§ **Exercise task**: Leaving out every picture, copy the lines of the data exactly, from the first through the line containing "160, 155.5, 151.5]".

§ **Information provided**:

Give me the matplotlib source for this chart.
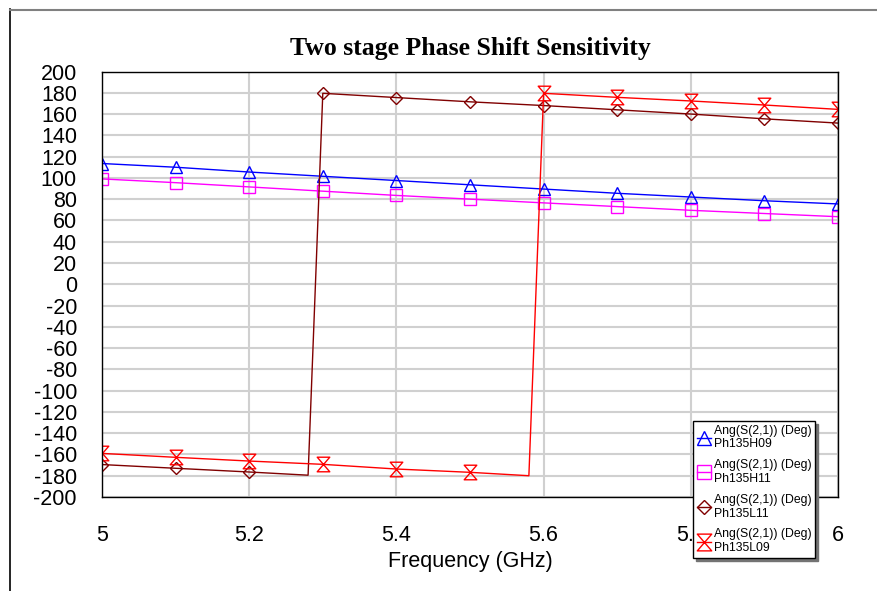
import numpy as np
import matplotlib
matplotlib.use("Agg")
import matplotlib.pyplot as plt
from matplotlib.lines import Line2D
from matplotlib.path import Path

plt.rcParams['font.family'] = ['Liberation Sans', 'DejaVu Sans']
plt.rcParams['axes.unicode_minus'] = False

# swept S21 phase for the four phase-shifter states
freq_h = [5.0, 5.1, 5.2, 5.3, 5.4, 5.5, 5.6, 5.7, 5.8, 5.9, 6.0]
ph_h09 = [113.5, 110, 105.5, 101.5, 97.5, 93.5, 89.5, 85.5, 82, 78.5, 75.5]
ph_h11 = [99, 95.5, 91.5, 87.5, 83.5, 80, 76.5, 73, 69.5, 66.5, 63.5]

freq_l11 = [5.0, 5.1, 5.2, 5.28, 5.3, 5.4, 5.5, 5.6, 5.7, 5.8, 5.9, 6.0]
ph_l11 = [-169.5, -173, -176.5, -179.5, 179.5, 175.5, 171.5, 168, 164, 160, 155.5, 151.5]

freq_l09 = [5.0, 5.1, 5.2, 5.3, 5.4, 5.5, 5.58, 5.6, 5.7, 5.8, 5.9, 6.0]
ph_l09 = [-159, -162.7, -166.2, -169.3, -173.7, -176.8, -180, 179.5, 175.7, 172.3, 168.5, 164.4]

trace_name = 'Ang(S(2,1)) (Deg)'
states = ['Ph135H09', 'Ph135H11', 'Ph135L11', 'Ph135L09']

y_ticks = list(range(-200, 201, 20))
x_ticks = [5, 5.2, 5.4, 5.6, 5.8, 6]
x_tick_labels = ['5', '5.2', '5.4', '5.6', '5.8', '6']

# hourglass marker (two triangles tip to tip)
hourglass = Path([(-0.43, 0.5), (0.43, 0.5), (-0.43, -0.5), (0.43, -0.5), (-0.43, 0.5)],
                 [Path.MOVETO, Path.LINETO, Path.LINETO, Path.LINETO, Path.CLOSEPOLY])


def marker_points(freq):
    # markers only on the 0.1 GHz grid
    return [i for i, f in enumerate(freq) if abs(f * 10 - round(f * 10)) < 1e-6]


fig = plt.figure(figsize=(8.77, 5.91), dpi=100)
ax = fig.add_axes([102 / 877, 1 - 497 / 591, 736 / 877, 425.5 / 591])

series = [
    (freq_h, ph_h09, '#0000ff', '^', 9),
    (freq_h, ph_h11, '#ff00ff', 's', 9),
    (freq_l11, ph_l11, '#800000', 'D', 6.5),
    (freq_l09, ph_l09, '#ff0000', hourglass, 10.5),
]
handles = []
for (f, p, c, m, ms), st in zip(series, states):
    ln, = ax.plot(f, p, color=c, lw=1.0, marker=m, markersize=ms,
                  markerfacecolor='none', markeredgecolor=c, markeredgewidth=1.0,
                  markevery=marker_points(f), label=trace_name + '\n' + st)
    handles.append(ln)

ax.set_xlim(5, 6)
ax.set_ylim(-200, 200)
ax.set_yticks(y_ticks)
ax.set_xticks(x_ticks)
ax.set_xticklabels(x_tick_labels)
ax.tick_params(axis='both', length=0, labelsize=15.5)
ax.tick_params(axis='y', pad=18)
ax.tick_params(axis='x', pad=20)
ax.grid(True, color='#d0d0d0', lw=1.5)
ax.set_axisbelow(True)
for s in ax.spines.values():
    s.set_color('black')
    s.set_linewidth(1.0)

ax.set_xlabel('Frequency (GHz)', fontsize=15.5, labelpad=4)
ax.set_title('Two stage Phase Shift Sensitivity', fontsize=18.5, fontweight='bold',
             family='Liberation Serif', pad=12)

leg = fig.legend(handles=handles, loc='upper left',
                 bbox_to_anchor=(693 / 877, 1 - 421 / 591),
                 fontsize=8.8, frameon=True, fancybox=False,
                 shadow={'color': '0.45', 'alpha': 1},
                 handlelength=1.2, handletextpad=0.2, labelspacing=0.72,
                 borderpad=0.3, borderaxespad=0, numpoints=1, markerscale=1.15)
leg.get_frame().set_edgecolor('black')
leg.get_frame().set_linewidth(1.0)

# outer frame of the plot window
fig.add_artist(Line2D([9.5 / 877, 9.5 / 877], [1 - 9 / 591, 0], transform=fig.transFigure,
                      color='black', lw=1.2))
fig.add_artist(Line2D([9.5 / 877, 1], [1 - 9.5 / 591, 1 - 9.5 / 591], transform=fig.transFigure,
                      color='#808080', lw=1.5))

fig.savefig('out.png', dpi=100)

§ **Output**:
Give me the matplotlib source for this chart.
import numpy as np
import matplotlib
matplotlib.use("Agg")
import matplotlib.pyplot as plt
from matplotlib.lines import Line2D
from matplotlib.path import Path

plt.rcParams['font.family'] = ['Liberation Sans', 'DejaVu Sans']
plt.rcParams['axes.unicode_minus'] = False

# swept S21 phase for the four phase-shifter states
freq_h = [5.0, 5.1, 5.2, 5.3, 5.4, 5.5, 5.6, 5.7, 5.8, 5.9, 6.0]
ph_h09 = [113.5, 110, 105.5, 101.5, 97.5, 93.5, 89.5, 85.5, 82, 78.5, 75.5]
ph_h11 = [99, 95.5, 91.5, 87.5, 83.5, 80, 76.5, 73, 69.5, 66.5, 63.5]

freq_l11 = [5.0, 5.1, 5.2, 5.28, 5.3, 5.4, 5.5, 5.6, 5.7, 5.8, 5.9, 6.0]
ph_l11 = [-169.5, -173, -176.5, -179.5, 179.5, 175.5, 171.5, 168, 164, 160, 155.5, 151.5]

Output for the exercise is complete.